Estou em estado de choque: hoje, às 9 e 30 da manhã, até a Antena 2 passava fado.
Relaxem, não vou escrever mais um desses textos a dizer que o fado não-isto e não-aquilo. Vou antes aproveitar aqui (que ninguém nos lê) para ser mais pessoal, ou seja, para falar da minha vidinha.
Mas gostava de arranjar alguma coisa para dizer mal. Não é assim que se começa uma boa conversa? Não vou falar mal do fado porque já trabalhei com alguns fadistas e acho foleiro a gente morder a mão que nos dá de comer. Pela mesma razão também não vou falar mal do(s) Governo(s), até porque para isso já chegam o Luís Miguel Cintra e o Jorge Silva Melo a queixarem-se da falta de subsídios. Então sobra o quê? Os artistas. Vou falar mal dos artistas, em geral. Quer dizer, de mim, claro.
Quando eu era pequenino fazia desenhos e ninguém me chateava com isso. Só a minha mãe é que perdia a paciência e me arrancava muitas vezes a custo dos desenhos para ir almoçar ou jantar – daqui fica provado aquilo que é do senso comum: que os artistas não precisam de pão para a boca, precisam é de trabalhar.

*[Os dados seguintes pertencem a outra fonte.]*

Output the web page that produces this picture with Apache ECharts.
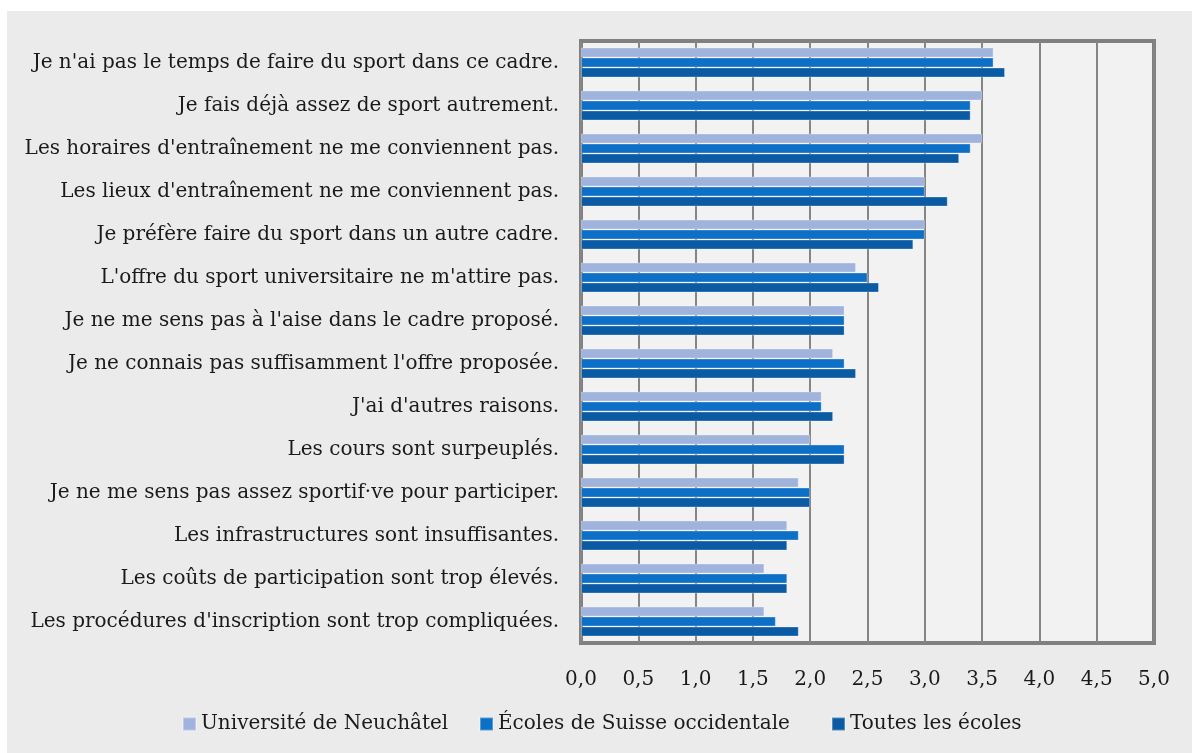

Foi com a entrada na escola – que se fazia na altura aos 6 anos e não como agora nos jardins(!) de infância onde diligentes educadoras se esforçam em incutir numa criança de 4 anos a poesia de Fernando Pessoa – que percebi que o mundo lá fora esperava alguma coisa desses desenhos. Que se parecessem com alguma coisa, que fossem isto ou aquilo. Lembro-me particularmente do dia em que a minha professora primária me deu os parabéns ruborizada (ela avermelhava-se com facilidade) porque eu finalmente tinha feito um desenho como deve de ser: ou seja, um desenho que ela percebia claramente ser um homem de enxada ao ombro a caminho de casa ao pôr-do-sol. Talvez na cabeça dela este homem fosse o pai herói (estávamos em 1971) qual Lucky Luke nacional, caminhando bucólico ao fim de um belo dia de trabalho. Nunca saberei. Mas passados tantos anos retenho das minhas emoções desse dia um misto de surpresa (esse desenho não era para mim nem menos nem mais do que muitos outros) e de orgulho (o mundo falava-me da importância dele). A partir daqui, duas coisas aconteceram: deixei de ficar surpreendido com os elogios aos meus desenhos (sabia que tinha um público, claaaro) e passei a viver na expectativa do que é que esse público iria dizer dos meus desenhos. Até hoje.
A história repete-se: a minha filha de dois anos martela o papel com uma caneta verde, a ponta de feltro esborrachando-se ritmadamente no branco. Pergunto-lhe “o que é isso?”. Ela faz uma pausa, contempla os borrões de aspecto vegetal e diz “bróculos”. E eu rejubilo (qual professora primária), a vítima passando a carrasco. É óbvio que ela não procurava representar bróculos. A necessidade de dar um significado ao desenho só lhe vem da minha pergunta. Alguém quer melhor explicação para o trabalho do artista? E nos meses que se seguiram a minha filha pegava muitas vezes no marcador verde e dizia-me “vou fazer bróculos”. (Tss tss) Tal pai, tal filha.
Vem isto a propósito do património-não-sei-o-quê que o fado passou agora a ser, por obra de umas quantas professoras primárias (no Bali, parece). A unanimidade nacional, dizem, até a Antena 2, pasmem! O país orgulhoso na tristeza, caramba!